One of the things Danny is working on now is experimenting with badges to encourage participation. Originally, he wasn't excited about the idea, but when he tested a prototype with experienced users, he noticed everyone reacted with a visceral, "Oh!" when they saw they had acquired a new badge. Behavioral economics backs up the idea that rewards like this can incentivize behavior, and there are many great examples of this on the web. (There's also a proposal on this wiki: Proposal:Add game-like features.)
Two quick thoughts based on Danny's work:
- For the purposes of this task force, I lean more and more toward building our own open source tools (or on top of an existing open source package) to do this sort of thing. I'm amazed at how much Danny has learned just through click-tracking data, and we could build on top of Nimish's user experience click-tracking work to implement the same functionality fairly easily.
- Danny's work aligns very well with Howie's emphasis on user segmentation and the notion that we may want to treat different user segments differently. Optimize the interface for encouraging new users to contribute and for helping new users become experienced users.
Howie, Nimish, Tomasz, and I spent a few minutes chatting today about where things stand. Next steps:
- Experiment with a Piwik installation on Wikimedia Foundation's internal wiki. It gives us real data, and we don't have to worry about taking down a live public site. Once we get some experience with the tool, User:Erik Zachte will be our liaison with the Piwik community.
- Howie has invited Omniture to come talk to us about their tool. They'll hopefully swing by in two or three weeks. We'll be sure to document our notes here.
- Tomasz is talking to Google Analytics to get more information.
- I'll take a pass at fleshing out a rough framework for how to think through the build vs buy / open source vs proprietary questions.
Thanks! Have you played with it on an installation of Mediawiki by any chance?
Now, I´ve installed Piwiki on my local mediawiki. Piwiki is functioning, but I don´t see the Piwiki-specialpage in the Wiki. I will try to learn how to write a plug-in, but I´m not an experienced programmer.
What I also saw is that the Extension:UsabilityInitiative, that is active at Wikipedia, uses Click Tracking as part of the Beta rollout.
What I like is the programming language R which is able to W:Cluster analysis. We have got a Wikibook Wikibooks:Data Mining Algorithms In R. But clustering works with numbers, not with click paths. I wonder if it is possible to transform click paths into numbers.

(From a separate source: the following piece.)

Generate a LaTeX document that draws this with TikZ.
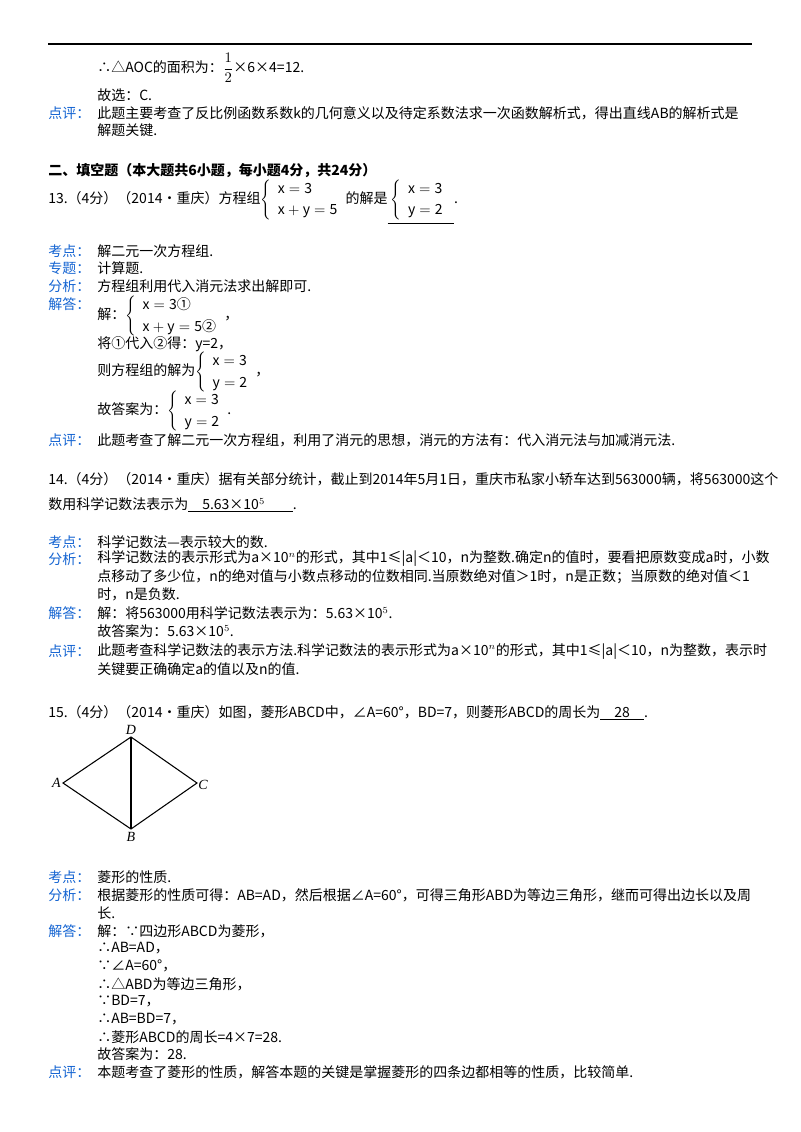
\documentclass[tikz,border=0pt]{standalone}
\usepackage{fontspec}
\setmainfont{Noto Sans CJK SC}
\newfontfamily\lat{Liberation Serif}
\definecolor{lab}{RGB}{20,100,210}
\renewcommand{\arraystretch}{1.35}
\begin{document}
\begin{tikzpicture}[x=0.75pt,y=-0.75pt,
 t/.style={anchor=west,inner sep=0pt,font=\fontsize{10.5}{12}\selectfont},
 l/.style={t,text=lab},
 pt/.style={circle,inner sep=0pt,minimum size=0pt}]
\useasboundingbox[fill=white] (0,0) rectangle (800,1132);
\draw[line width=0.8pt] (48,44) -- (752,44);
\node[t] (a1) at (97,68) {∴△AOC的面积为：$\displaystyle\frac{1}{2}$×6×4=12.};
\node[t] (a2) at (97,95) {故选：C.};
\node[l] (a3) at (48,113) {点评：};
\node[t] (a4) at (97,113) {此题主要考查了反比例函数系数k的几何意义以及待定系数法求一次函数解析式，得出直线AB的解析式是};
\node[t] (a5) at (97,130) {解题关键.};
\node[t,font=\fontsize{10.5}{12}\selectfont\bfseries] (h) at (48,171) {二、填空题（本大题共6小题，每小题4分，共24分）};
\node[t] (q13) at (48,201) {13.（4分）（2014•重庆）方程组$\left\{\begin{array}{l}\mathrm{x=3}\\ \mathrm{x+y=5}\end{array}\right.$的解是\underline{\ $\left\{\begin{array}{l}\mathrm{x=3}\\ \mathrm{y=2}\end{array}\right.$\ }.};
\node[l] (k1) at (48,251) {考点：};
\node[t] (k1t) at (97,251) {解二元一次方程组.};
\node[l] (z1) at (48,268) {专题：};
\node[t] (z1t) at (97,268) {计算题.};
\node[l] (f1) at (48,286) {分析：};
\node[t] (f1t) at (97,286) {方程组利用代入消元法求出解即可.};
\node[l] (j1) at (48,304) {解答：};
\node[t] (j1a) at (97,316) {解：$\left\{\begin{array}{l}\mathrm{x=3}\mbox{①}\\ \mathrm{x+y=5}\mbox{②}\end{array}\right.$，};
\node[t] (j1b) at (97,344) {将①代入②得：y=2，};
\node[t] (j1c) at (97,372) {则方程组的解为$\left\{\begin{array}{l}\mathrm{x=3}\\ \mathrm{y=2}\end{array}\right.$，};
\node[t] (j1d) at (97,411) {故答案为：$\left\{\begin{array}{l}\mathrm{x=3}\\ \mathrm{y=2}\end{array}\right.$.};
\node[l] (d1) at (48,440) {点评：};
\node[t] (d1t) at (97,440) {此题考查了解二元一次方程组，利用了消元的思想，消元的方法有：代入消元法与加减消元法.};
\node[t] (q14) at (48,479) {14.（4分）（2014•重庆）据有关部分统计，截止到2014年5月1日，重庆市私家小轿车达到563000辆，将563000这个};
\node[t] (q14b) at (48,505) {数用科学记数法表示为\underline{\quad 5.63×10$^5$\qquad}.};
\node[l] (k2) at (48,542) {考点：};
\node[t] (k2t) at (97,542) {科学记数法—表示较大的数.};
\node[l] (f2) at (48,559) {分析：};
\node[t] (f2t) at (97,559) {科学记数法的表示形式为a×10$^n$的形式，其中1≤|a|＜10，n为整数.确定n的值时，要看把原数变成a时，小数};
\node[t] (f2u) at (97,577) {点移动了多少位，n的绝对值与小数点移动的位数相同.当原数绝对值＞1时，n是正数；当原数的绝对值＜1};
\node[t] (f2v) at (97,594) {时，n是负数.};
\node[l] (j2) at (48,613) {解答：};
\node[t] (j2t) at (97,613) {解：将563000用科学记数法表示为：5.63×10$^5$.};
\node[t] (j2u) at (97,631) {故答案为：5.63×10$^5$.};
\node[l] (d2) at (48,651) {点评：};
\node[t] (d2t) at (97,651) {此题考查科学记数法的表示方法.科学记数法的表示形式为a×10$^n$的形式，其中1≤|a|＜10，n为整数，表示时};
\node[t] (d2u) at (97,669) {关键要正确确定a的值以及n的值.};
\node[t] (q15) at (48,713) {15.（4分）（2014•重庆）如图，菱形ABCD中，∠A=60°，BD=7，则菱形ABCD的周长为\underline{\quad 28\quad}.};
\node[pt] (A) at (63,783) {};
\node[pt] (D) at (131,737) {};
\node[pt] (C) at (197,783) {};
\node[pt] (B) at (131,829) {};
\draw[line width=0.8pt] (A.center) -- (D.center) -- (C.center) -- (B.center) -- cycle;
\draw[line width=0.8pt] (D.center) -- (B.center);
\node[t,anchor=east,font=\lat\itshape\fontsize{10.5}{12}\selectfont] (la) at (61,783) {A};
\node[t,anchor=south,font=\lat\itshape\fontsize{10.5}{12}\selectfont] (ld) at (131,735) {D};
\node[t,anchor=west,font=\lat\itshape\fontsize{10.5}{12}\selectfont] (lc) at (198,785) {C};
\node[t,anchor=north,font=\lat\itshape\fontsize{10.5}{12}\selectfont] (lb) at (131,832) {B};
\node[l] (k3) at (48,877) {考点：};
\node[t] (k3t) at (97,877) {菱形的性质.};
\node[l] (f3) at (48,895) {分析：};
\node[t] (f3t) at (97,895) {根据菱形的性质可得：AB=AD，然后根据∠A=60°，可得三角形ABD为等边三角形，继而可得出边长以及周};
\node[t] (f3u) at (97,913) {长.};
\node[l] (j3) at (48,931) {解答：};
\node[t] (j3a) at (97,931) {解：∵四边形ABCD为菱形，};
\node[t] (j3b) at (97,948) {∴AB=AD，};
\node[t] (j3c) at (97,966) {∵∠A=60°，};
\node[t] (j3d) at (97,984) {∴△ABD为等边三角形，};
\node[t] (j3e) at (97,1001) {∵BD=7，};
\node[t] (j3f) at (97,1019) {∴AB=BD=7，};
\node[t] (j3g) at (97,1037) {∴菱形ABCD的周长=4×7=28.};
\node[t] (j3h) at (97,1054) {故答案为：28.};
\node[l] (d3) at (48,1072) {点评：};
\node[t] (d3t) at (97,1072) {本题考查了菱形的性质，解答本题的关键是掌握菱形的四条边都相等的性质，比较简单.};
\end{tikzpicture}
\end{document}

Checking it out. I don't know much about this area. Does this only measure traffic? There are a lot of other analytics that would help us.
Piwik is oriented toward traffic analysis, although it could potentially be extended for other uses. We see it as a potential first step, not as a catch all. Check out Task force/Analytics/Requirements and make sure the other analytics you'd like to see captured are recorded/linked there. I know many were discussed in the community health task force.

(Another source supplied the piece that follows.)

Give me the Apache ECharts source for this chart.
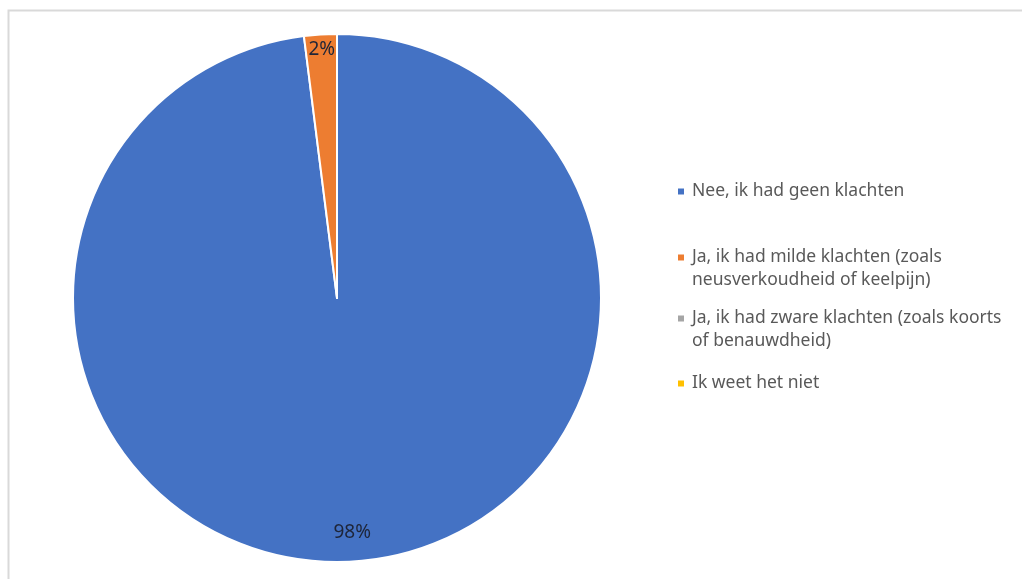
<!DOCTYPE html>
<html>
<head>
<meta charset="utf-8">
<script src="https://cdn.jsdelivr.net/npm/echarts@6/dist/echarts.min.js"></script>
<style>html,body{margin:0;padding:0;background:#fff}#c{width:1022px;height:579px}</style>
</head>
<body>
<div id="c"></div>
<script>
const categories = [
  'Nee, ik had geen klachten',
  'Ja, ik had milde klachten (zoals\nneusverkoudheid of keelpijn)',
  'Ja, ik had zware klachten (zoals koorts\nof benauwdheid)',
  'Ik weet het niet'
];
const values = [98, 2, 0, 0];
const colors = ['#4472C4', '#ED7D31', '#A5A5A5', '#FFC000'];

const chart = echarts.init(document.getElementById('c'), null, {renderer: 'canvas'});
const data = categories.map((n, i) => ({name: n, value: values[i], itemStyle: {color: colors[i]}}));
const center = [337, 298];
const R = 264;
const legendTops = [180, 223, 284, 372];
const legends = categories.map((n, i) => {
  const multi = n.indexOf('\n') >= 0;
  return {
    data: [n], orient: 'vertical', left: 678, top: legendTops[i], padding: 0,
    icon: 'rect', itemWidth: 6, itemHeight: 6, itemGap: 0, itemStyle: {borderWidth: 0},
    selectedMode: false,
    formatter: name => (multi ? '\n' : '') + name,
    textStyle: {color: '#595959', fontSize: 17.5, fontFamily: 'Noto Sans', lineHeight: 23, padding: [0, 0, 0, 3]}
  };
});
chart.setOption({
  animation: false,
  backgroundColor: '#fff',
  graphic: [{type: 'rect', shape: {x: 8.5, y: 10.5, width: 1100, height: 700},
    style: {fill: 'none', stroke: '#d9d9d9', lineWidth: 2}, silent: true}],
  legend: legends,
  series: [{
    type: 'pie', center: center, radius: [0, R], startAngle: 90, clockwise: true,
    data: data, label: {show: false}, labelLine: {show: false},
    itemStyle: {borderColor: '#fff', borderWidth: 2}, silent: true
  }, {
    type: 'pie', center: center, radius: [R - 50, R], startAngle: 90, clockwise: true,
    data: data.map(d => ({name: d.name, value: d.value})), silent: true,
    itemStyle: {color: 'rgba(0,0,0,0)'}, legendHoverLink: false,
    label: {show: true, position: 'inside', formatter: p => p.value > 0 ? Math.round(p.percent) + '%' : '',
      color: '#1e2538', fontSize: 19, fontFamily: 'Noto Sans', offset: [0, -7]},
    labelLine: {show: false}
  }]
});
</script>
</body>
</html>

Wanted to share two links on analytics that I think are interesting. First, Google is writing an opt-out plugin so that people can opt-out of being measured on Google Analytics.

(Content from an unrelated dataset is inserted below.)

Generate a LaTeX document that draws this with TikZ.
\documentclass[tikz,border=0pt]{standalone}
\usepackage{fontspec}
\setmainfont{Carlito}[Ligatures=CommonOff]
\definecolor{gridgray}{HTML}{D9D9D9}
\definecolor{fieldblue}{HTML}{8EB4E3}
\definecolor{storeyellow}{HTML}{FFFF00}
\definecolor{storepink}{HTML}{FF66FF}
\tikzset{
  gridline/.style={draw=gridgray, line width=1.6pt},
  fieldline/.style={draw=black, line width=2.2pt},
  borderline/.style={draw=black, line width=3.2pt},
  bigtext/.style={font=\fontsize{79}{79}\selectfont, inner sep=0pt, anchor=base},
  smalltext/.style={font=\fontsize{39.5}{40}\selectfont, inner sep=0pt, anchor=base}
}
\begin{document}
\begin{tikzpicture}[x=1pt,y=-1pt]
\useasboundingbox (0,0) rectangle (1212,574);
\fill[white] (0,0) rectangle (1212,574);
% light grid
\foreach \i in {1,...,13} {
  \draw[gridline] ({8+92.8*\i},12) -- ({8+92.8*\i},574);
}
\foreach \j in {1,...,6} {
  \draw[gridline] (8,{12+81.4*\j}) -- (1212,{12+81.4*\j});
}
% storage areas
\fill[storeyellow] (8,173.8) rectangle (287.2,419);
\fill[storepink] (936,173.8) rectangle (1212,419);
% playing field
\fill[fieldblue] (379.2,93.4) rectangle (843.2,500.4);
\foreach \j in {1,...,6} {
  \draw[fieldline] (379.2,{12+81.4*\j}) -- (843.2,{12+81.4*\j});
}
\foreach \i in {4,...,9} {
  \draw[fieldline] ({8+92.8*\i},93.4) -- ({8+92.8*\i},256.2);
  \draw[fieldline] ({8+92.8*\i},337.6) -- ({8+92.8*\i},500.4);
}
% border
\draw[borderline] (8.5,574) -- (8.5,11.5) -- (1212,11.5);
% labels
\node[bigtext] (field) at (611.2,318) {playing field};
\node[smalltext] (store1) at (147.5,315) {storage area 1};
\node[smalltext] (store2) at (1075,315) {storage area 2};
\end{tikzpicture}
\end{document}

Second, here's a strongly worded piece on "web analytics truths." These ideas are worth considering as we evaluate options for an analytics framework. I think it argues in some ways for building out our own open source analytics infrastructure... provided we are disciplined in asking the right questions and measuring the right things.
Would love to hear people's thoughts.
Last week, Howie, Nimish, Erik Z., and I chatted about the requirements that many of you helped capture. Howie took some excellent notes, which I integrated into the following pages:
Please take a look and feel free to post comments. The next steps are to prioritize the requirements and start evaluating possible tools. Help with both of these would be much welcome; respond to this post if you can help, or simply edit the pages listed above.
During the research for the Local language projects Task there where a number of different kinds of data that had been useful.
- Data that allows analysis of the correlation between localization of the MediaWiki software and the growth of the same local projects. Siebrand told me that he and Zachte had talked about something similar before. This would help in judging how important the localization work is.
- Data about average article size, break down into content type (text, picture, scripts, etc.) and how much of that content that has to be loaded on an average each time an article is loaded. Some of the material like scripts could for example be catched by most users.
There is also not only data about the actual Wikimedia projects that are of interest.
- Data about connection speeds of the visiting user, as well as potentially visiting users, is one external parameter that is of importance to the projects.
- Another is data from Google, Alexa, etc. about what people are interested in reading about. Collecting such data together with similar information from the Wikimedia projects and presenting this to potential editors could help increasing the number of editors.
One important thing is to collect data, another is to present important data in an easy way to anyone that could do something useful with the information. As for example visitors willing to edit, but not knowing where they can contribute.
I did some analytics be myself (Benutzer:Goldzahn/Logbuch). For example, I looked into the user creation log of a whole day or looked what happens to a featured article when it is presented at the main page. I don´t know if there is a software that could do something similar, I counted the numbers by hand. My principles were to name the data I used, so that someone else could check the numbers. I think this is important if the analytics should help to decide if something should be done in this way or in another way. Well, the listed requirements (Fundraising, Strategy) are for analytics needed for foundation topics. What I did were analytics for editors and since user wouldn´t have access rights to the statistics server (I remember that the statistics server is provided by the swiss chapter, right?) we would need something like statistics-tools. We have something like Wikipedia:Graphic Lab, we could start aa Analytics Lab too. They would write statistic scripts which would run on the statistic server. I don´t know if such a software or a script-language for analytics on log-data exists. --Goldzahn 11:35, 10 March 2010 (UTC)
I think it's both fair and desirable to collect requirements for other members of the movement -- editors, etc. I would love to see an open analytics lab that anyone would have access to and that could serve as an open infrastructure for doing research, analytics, visualizations, and experimentation.
Could you add some notes to Task force/Analytics/Requirements? Ideally, ideas for what to measure should be associated with why we want to see that data.